Most of focus on what questions we will ask when a new job offer is extended. We fantasize about the salary, the company or the office space. We focus on the vacation time, holidays, benefits and employee perks. Maybe you want to know how long it will take for you to move up the ladder, or maybe you are a seasoned executive concerned about the reporting structure and organizational chart. Whatever your station in the job offer chain is, you might not think of what you will say when you actually don’t want the job.
Most of you might think, “Well, that’s easy, I’d just say No!” Yet, when confronted with an offer, even a good offer, you may start to have second thoughts. It’s okay to process your feelings and concerns about accepting an offer that may or may not hold all that you desire. No one said you have to marry the first person that asks you. Same rule applies when you receive a job offer, you don’t have to accept the first one. You may be feeling pressure in your personal life to accept any job just to keep working and that’s ok. You are the only one who knows what is best for you and what will make sense financially and with your career choices.
When you are given a job offer that otherwise sounds too good to be true and something is telling you it does not sound right, when do you walk away? Remember there are two-sides to every job offer. There is the giver and then there is the receiver. You can guess which role you play but you need to know how to play your part. When you still have questions about the job you are considering and you are far down the interview road, when is the right time to turn back? Just like with any relationship, you need to know when and how to deliver the message that, “I’m just not that into you.”
For some people this is not a difficult challenge. If you are comfortable assessing your options quickly and can easily weigh the pros and cons of a situation, then you are better at moving through the process of deliberation and coming to a quick conclusion. However, most of you don’t know when it’s time to pull out of the race and find yourself going further down the finish line than originally intended. This is where it can get difficult to say that you don’t want to take the process any further.
Keep in mind there are two players in this dance, you and your prospective boss or employer. Think of how you would feel if they got you all the way to the reference point only to tell you they’ve had a change of heart and decided not to move forward with little or not explanation-yes believe it or not it does happen. So if the shoe were on the proverbial other foot, how do you think your prospective new boss feels if you suddenly and far into the offer stage, decide you don’t want to go any further?

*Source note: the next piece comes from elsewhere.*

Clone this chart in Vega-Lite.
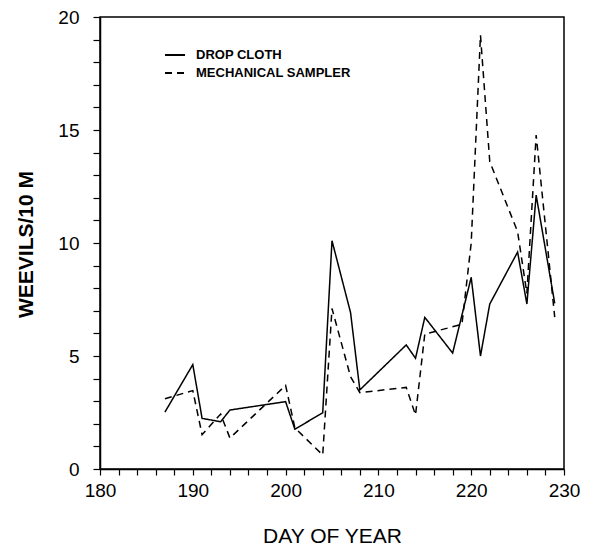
{
  "$schema": "https://vega.github.io/schema/vega-lite/v6.json",
  "width": 464,
  "height": 452,
  "autosize": {"type": "none"},
  "padding": {"left": 100, "top": 17, "right": 30, "bottom": 79},
  "background": "white",
  "config": {
    "font": "Liberation Sans",
    "view": {"stroke": "black", "strokeWidth": 1.5}
  },
  "data": {
    "values": [
      {"day": 187, "value": 2.52, "method": "DROP CLOTH"},
      {"day": 190, "value": 4.62, "method": "DROP CLOTH"},
      {"day": 191, "value": 2.24, "method": "DROP CLOTH"},
      {"day": 193, "value": 2.09, "method": "DROP CLOTH"},
      {"day": 194, "value": 2.61, "method": "DROP CLOTH"},
      {"day": 200, "value": 2.98, "method": "DROP CLOTH"},
      {"day": 201, "value": 1.76, "method": "DROP CLOTH"},
      {"day": 204, "value": 2.49, "method": "DROP CLOTH"},
      {"day": 205, "value": 10.1, "method": "DROP CLOTH"},
      {"day": 207, "value": 6.92, "method": "DROP CLOTH"},
      {"day": 208, "value": 3.5, "method": "DROP CLOTH"},
      {"day": 213, "value": 5.49, "method": "DROP CLOTH"},
      {"day": 214, "value": 4.9, "method": "DROP CLOTH"},
      {"day": 215, "value": 6.71, "method": "DROP CLOTH"},
      {"day": 218, "value": 5.13, "method": "DROP CLOTH"},
      {"day": 220, "value": 8.48, "method": "DROP CLOTH"},
      {"day": 221, "value": 5.0, "method": "DROP CLOTH"},
      {"day": 222, "value": 7.3, "method": "DROP CLOTH"},
      {"day": 225, "value": 9.6, "method": "DROP CLOTH"},
      {"day": 226, "value": 7.3, "method": "DROP CLOTH"},
      {"day": 227, "value": 12.12, "method": "DROP CLOTH"},
      {"day": 229, "value": 7.33, "method": "DROP CLOTH"},
      {"day": 187, "value": 3.11, "method": "MECHANICAL SAMPLER"},
      {"day": 190, "value": 3.47, "method": "MECHANICAL SAMPLER"},
      {"day": 191, "value": 1.52, "method": "MECHANICAL SAMPLER"},
      {"day": 193, "value": 2.43, "method": "MECHANICAL SAMPLER"},
      {"day": 194, "value": 1.37, "method": "MECHANICAL SAMPLER"},
      {"day": 200, "value": 3.7, "method": "MECHANICAL SAMPLER"},
      {"day": 201, "value": 1.82, "method": "MECHANICAL SAMPLER"},
      {"day": 204, "value": 0.62, "method": "MECHANICAL SAMPLER"},
      {"day": 205, "value": 7.1, "method": "MECHANICAL SAMPLER"},
      {"day": 207, "value": 4.08, "method": "MECHANICAL SAMPLER"},
      {"day": 208, "value": 3.38, "method": "MECHANICAL SAMPLER"},
      {"day": 213, "value": 3.61, "method": "MECHANICAL SAMPLER"},
      {"day": 214, "value": 2.39, "method": "MECHANICAL SAMPLER"},
      {"day": 215, "value": 5.97, "method": "MECHANICAL SAMPLER"},
      {"day": 219, "value": 6.4, "method": "MECHANICAL SAMPLER"},
      {"day": 220, "value": 10.0, "method": "MECHANICAL SAMPLER"},
      {"day": 221, "value": 19.2, "method": "MECHANICAL SAMPLER"},
      {"day": 222, "value": 13.6, "method": "MECHANICAL SAMPLER"},
      {"day": 225, "value": 10.5, "method": "MECHANICAL SAMPLER"},
      {"day": 226, "value": 7.77, "method": "MECHANICAL SAMPLER"},
      {"day": 227, "value": 14.78, "method": "MECHANICAL SAMPLER"},
      {"day": 229, "value": 6.72, "method": "MECHANICAL SAMPLER"}
    ]
  },
  "mark": {"type": "line", "color": "black", "strokeWidth": 1.5},
  "encoding": {
    "x": {
      "field": "day",
      "type": "quantitative",
      "scale": {"domain": [180, 230], "nice": false, "zero": false},
      "axis": {
        "title": "DAY OF YEAR",
        "values": [180,182,184,186,188,190,192,194,196,198,200,202,204,206,208,210,212,214,216,218,220,222,224,226,228,230],
        "labelExpr": "datum.value % 10 === 0 ? datum.label : ''",
        "grid": false,
        "domainColor": "black",
        "domainWidth": 1.5,
        "tickColor": "black",
        "tickWidth": 1.2,
        "tickSize": 6,
        "labelPadding": 6,
        "labelFontSize": 19,
        "labelColor": "black",
        "labelFlush": false,
        "labelOverlap": false,
        "titleFontSize": 21,
        "titleFontWeight": "normal",
        "titleColor": "black",
        "titleX": 232,
        "titleY": 67,
        "titleBaseline": "middle",
        "titleAlign": "center"
      }
    },
    "y": {
      "field": "value",
      "type": "quantitative",
      "scale": {"domain": [0, 20], "nice": false},
      "axis": {
        "title": "WEEVILS/10 M",
        "values": [0,1,2,3,4,5,6,7,8,9,10,11,12,13,14,15,16,17,18,19,20],
        "labelExpr": "datum.value % 5 === 0 ? datum.label : ''",
        "grid": false,
        "domainColor": "black",
        "domainWidth": 1.5,
        "tickColor": "black",
        "tickWidth": 1.2,
        "tickSize": 7,
        "labelPadding": 14,
        "labelFontSize": 19,
        "labelColor": "black",
        "labelFlush": false,
        "labelOverlap": false,
        "titleFontSize": 21,
        "titleFontWeight": "bold",
        "titleColor": "black",
        "titleAngle": -90,
        "titleX": -74,
        "titleY": 227,
        "titleBaseline": "middle",
        "titleAlign": "center"
      }
    },
    "strokeDash": {
      "field": "method",
      "type": "nominal",
      "scale": {"domain": ["DROP CLOTH", "MECHANICAL SAMPLER"], "range": [[1, 0], [7, 5]]},
      "legend": {
        "title": null,
        "orient": "none",
        "legendX": 64,
        "legendY": 27,
        "symbolType": "stroke",
        "symbolSize": 400,
        "symbolStrokeColor": "black",
        "symbolStrokeWidth": 1.8,
        "labelFontSize": 13,
        "labelFontWeight": "bold",
        "labelColor": "black",
        "labelOffset": 10,
        "rowPadding": 0,
        "padding": 0
      }
    }
  }
}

When you are faced with an opportunity that no longer feels right, it’s wise to cut ties before you get to the reference checking or salary negotiation process. Once you reach this point in the process you better be pretty sure you want the job especially if all other factors in the offer line up. The easiest way to avoid an uncomfortable situation is to be clear and transparent all the way through the process. If you think by playing your cards close to the vest is safe, guess again. No one appreciates that and it makes you appear cagey and deceptive. If any part of the offer is not to your liking speaking up immediately and stating your position, whether it’s how much in relocation you would receive, what your benefits or vacation might look like or who you ultimately will report to, is key in the offer process.
Sometimes there is no predicting when and how an offer will go south. Being clear on your expectations up front will help take the guesswork out for the recruiter or employer and ensure you are both on the same page when it comes to extending and accepting a job offer.